まるで彼らだけが暴力団ではなくなったと言いたげな出来事に、勿論南美は苛立ちを覚えた。何度も上司に言い、遂には胸ぐらを掴んだ事もある。沖田が引き剥がそうとしても全く手を離さなかった程だ。
マル暴の有名な刑事に問い詰めても返ってくるのは「上の決めた事だ」という覇気のない答えだった。停職中でも勝手に動き、一つの組を半壊させた逸話がある刑事の言葉に、南美は怒りすら湧かなかった。
「そらあ、誰も文句言わんわ。言えんわ。公安がやったことなんやったら」
拳を握りしめる。
「俺の親父は、ヤクザや。そのせいでアイツが死んだあともずっとヤクザが家に来たり、よー分からんやつに襲われそうになったり」
歯を食いしばり、吐き出した。
「なんでよりにもよって、境井組やねん」
眉を顰めたその顔は怒りや悲しみ、落胆などが入り交じっていた。ヱマは驚きと共に身体が震えた。
「もうさっきのやり取りでなんとなく察しとるわ。あん時の長官はお前やったはずや。お前が、そうしたんやろ」
首を縦に振る事も、声帯を震わせる事も、出来なかった。
「仁義も任侠もクソもない境井組や……そりゃ、公安に首輪つけられても傷つくプライドなんかない」
視界のなかの南美が遠くに感じた。
「この組の下っ端連中に、俺は、」
ぼろっと涙が一つ零れた時、ヱマは体当たりをする勢いで抱きついた。その力は強く、若干骨が軋む。
「ごめん俺とんでもねえこと、」
眼を見開き、耳元から聞こえてくる子供のような泣き声に身体を震わせた。
「……おい、サツキになんかやった奴おったか」
そんな二人の様子を見ながら、境井は若頭に小声で問いかけた。

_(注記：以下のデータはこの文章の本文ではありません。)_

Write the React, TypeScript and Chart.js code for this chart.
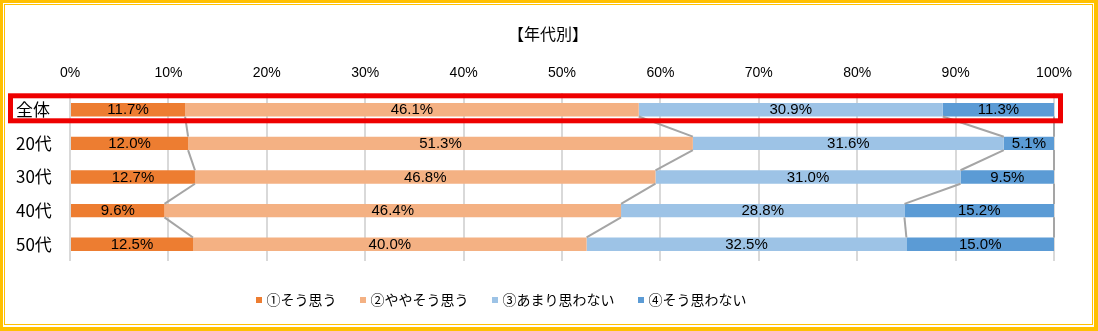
import React, { useEffect, useRef } from 'react';
import { Chart, registerables } from 'chart.js';

Chart.register(...registerables);

const chartTitle = '【年代別】';
const categories = ['全体', '20代', '30代', '40代', '50代'];
const seriesNames = ['①そう思う', '②ややそう思う', '③あまり思わない', '④そう思わない'];
const seriesColors = ['#ED7D31', '#F4B183', '#9DC3E6', '#5B9BD5'];
const stronglyAgree = [11.7, 12.0, 12.7, 9.6, 12.5];
const somewhatAgree = [46.1, 51.3, 46.8, 46.4, 40.0];
const somewhatDisagree = [30.9, 31.6, 31.0, 28.8, 32.5];
const stronglyDisagree = [11.3, 5.1, 9.5, 15.2, 15.0];
const seriesValues = [stronglyAgree, somewhatAgree, somewhatDisagree, stronglyDisagree];
const highlightedCategory = 0;

const CJK = '"Noto Sans CJK JP", "Noto Sans", sans-serif';
const LATIN = '"Liberation Sans", Arial, sans-serif';

const decorPlugin = {
  id: 'decor',
  beforeDraw(chart: any) {
    const { ctx, width, height } = chart;
    ctx.save();
    ctx.fillStyle = '#FFFFFF';
    ctx.fillRect(0, 0, width, height);
    ctx.restore();
  },
  afterDatasetsDraw(chart: any) {
    const { ctx } = chart;
    ctx.save();
    // series lines
    ctx.strokeStyle = '#A5A5A5';
    ctx.lineWidth = 2;
    chart.data.datasets.forEach((_: any, d: number) => {
      const meta = chart.getDatasetMeta(d);
      for (let i = 0; i < meta.data.length - 1; i++) {
        const a: any = meta.data[i];
        const b: any = meta.data[i + 1];
        ctx.beginPath();
        ctx.moveTo(a.x, a.y + a.height / 2);
        ctx.lineTo(b.x, b.y - b.height / 2);
        ctx.stroke();
      }
    });
    // data labels
    ctx.fillStyle = '#000000';
    ctx.font = `15px ${LATIN}`;
    ctx.textAlign = 'center';
    ctx.textBaseline = 'middle';
    chart.data.datasets.forEach((ds: any, d: number) => {
      const meta = chart.getDatasetMeta(d);
      meta.data.forEach((el: any, i: number) => {
        const v = ds.data[i];
        ctx.fillText(v.toFixed(1) + '%', (el.x + el.base) / 2, el.y + 0.5);
      });
    });
    ctx.restore();
  },
  afterDraw(chart: any) {
    const { ctx, chartArea, width, height } = chart;
    const yScale = chart.scales.y;
    ctx.save();
    // highlight rectangle
    const cy = yScale.getPixelForValue(highlightedCategory);
    ctx.strokeStyle = '#EE0000';
    ctx.lineWidth = 5;
    ctx.strokeRect(10.5, cy - 14, chartArea.right + 6.5 - 10.5, 25);
    // title
    ctx.fillStyle = '#000000';
    ctx.font = `16px ${CJK}`;
    ctx.textAlign = 'center';
    ctx.textBaseline = 'middle';
    ctx.fillText(chartTitle, 548, 34);
    // legend
    ctx.font = `14px ${CJK}`;
    ctx.textAlign = 'left';
    let x = 256;
    seriesNames.forEach((name, i) => {
      ctx.fillStyle = seriesColors[i];
      ctx.fillRect(x, 297, 6, 6);
      x += 6 + 4.5;
      ctx.fillStyle = '#000000';
      ctx.fillText(name, x, 300);
      x += ctx.measureText(name).width + 23.5;
    });
    // double border
    ctx.fillStyle = '#FFC000';
    ctx.fillRect(0, 0, width, 3);
    ctx.fillRect(0, 0, 3, height);
    ctx.fillRect(width - 4, 0, 4, height);
    ctx.fillRect(0, height - 4, width, 4);
    ctx.fillRect(4, 4, width - 10, 1);
    ctx.fillRect(4, 4, 1, height - 10);
    ctx.fillRect(width - 6, 4, 1, height - 10);
    ctx.fillRect(4, height - 7, width - 10, 1);
    ctx.restore();
  },
};

export default function App() {
  const ref = useRef<HTMLCanvasElement>(null);
  useEffect(() => {
    const canvas = ref.current!;
    const chart = new Chart(canvas, {
      type: 'bar',
      data: {
        labels: categories,
        datasets: seriesValues.map((vals, i) => ({
          label: seriesNames[i],
          data: vals,
          backgroundColor: seriesColors[i],
          borderWidth: 0,
          barPercentage: 0.4,
          categoryPercentage: 1,
        })),
      },
      options: {
        indexAxis: 'y',
        responsive: false,
        animation: false,
        devicePixelRatio: 1,
        layout: { padding: { left: 16, right: 44, top: 0, bottom: 70 } },
        plugins: {
          legend: { display: false },
          title: { display: false },
          tooltip: { enabled: false },
        },
        scales: {
          x: {
            position: 'top',
            stacked: true,
            min: 0,
            max: 100,
            ticks: {
              stepSize: 10,
              padding: 11,
              color: '#000000',
              font: { family: LATIN, size: 14 },
              callback: (v: any) => v + '%',
            },
            grid: { color: '#D9D9D9', lineWidth: 2, drawTicks: false },
            border: { display: false },
            afterFit: (s: any) => { s.height = 93; },
          },
          y: {
            stacked: true,
            ticks: {
              crossAlign: 'far',
              color: '#000000',
              font: { family: CJK, size: 17 },
            },
            grid: { display: false, drawTicks: false },
            border: { display: false },
            afterFit: (s: any) => { s.width = 54; },
          },
        },
      } as any,
      plugins: [decorPlugin],
    });
    return () => chart.destroy();
  }, []);
  return (
    <div style={{ position: 'absolute', left: 0, top: 0, width: 1098, height: 331 }}>
      <canvas ref={ref} width={1098} height={331} style={{ display: 'block', width: 1098, height: 331 }} />
    </div>
  );
}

少し考えてから答える。
「恐らく、私が処分した雪男の双子かと。南美サツキをレイプしかけたってんでケジメつけさせたやつです」
淡々とした返答。境井は「そんなんおったっけのお」と呟き、鼻で笑った。
二人は別室に通された。静かな部屋には机やソファなどの基本的な家具と装飾品以外置かれておらず、質素な雰囲気だった。
「南美からしたら、最悪だよな」
シャツごしに背中を擦る。ふわふわとした髪が手や腕に触った。
「ほんま、最悪や」
情けない声で呟きながらヱマを抱きしめる。長官としての彼女と今の彼女は別人だ、そう何度も自分に言い聞かせた。
「……俺のことは」
「愛しとうよ」
囁くようなその言葉はいつもの口調とは違っていた。だが同時に幼少期に戻っているような声音をしていた。
今までは「愛しとる」という言い方しかしてこなかった。然し彼の出身地である神戸の方言では語尾を「とう」とする場合が多い。
イントネーションの強さはずっと神戸に近かったが、ここに来てやっと完全に全ての仮面を脱ぎ捨てたのだろう、南美は弱々しくヱマに話しかけた。
「ヱマ、俺眠いわ……」
背中を擦る。
「疲れたよな。ソファで寝よう」
そのまま軽く背中を叩いた。先にヱマが座り、膝に頭を預ける形で横になった。
「義体男、確保できたのにな」
ふっと息を吐く。南美の頭を撫でつつ自分も眼を閉じた。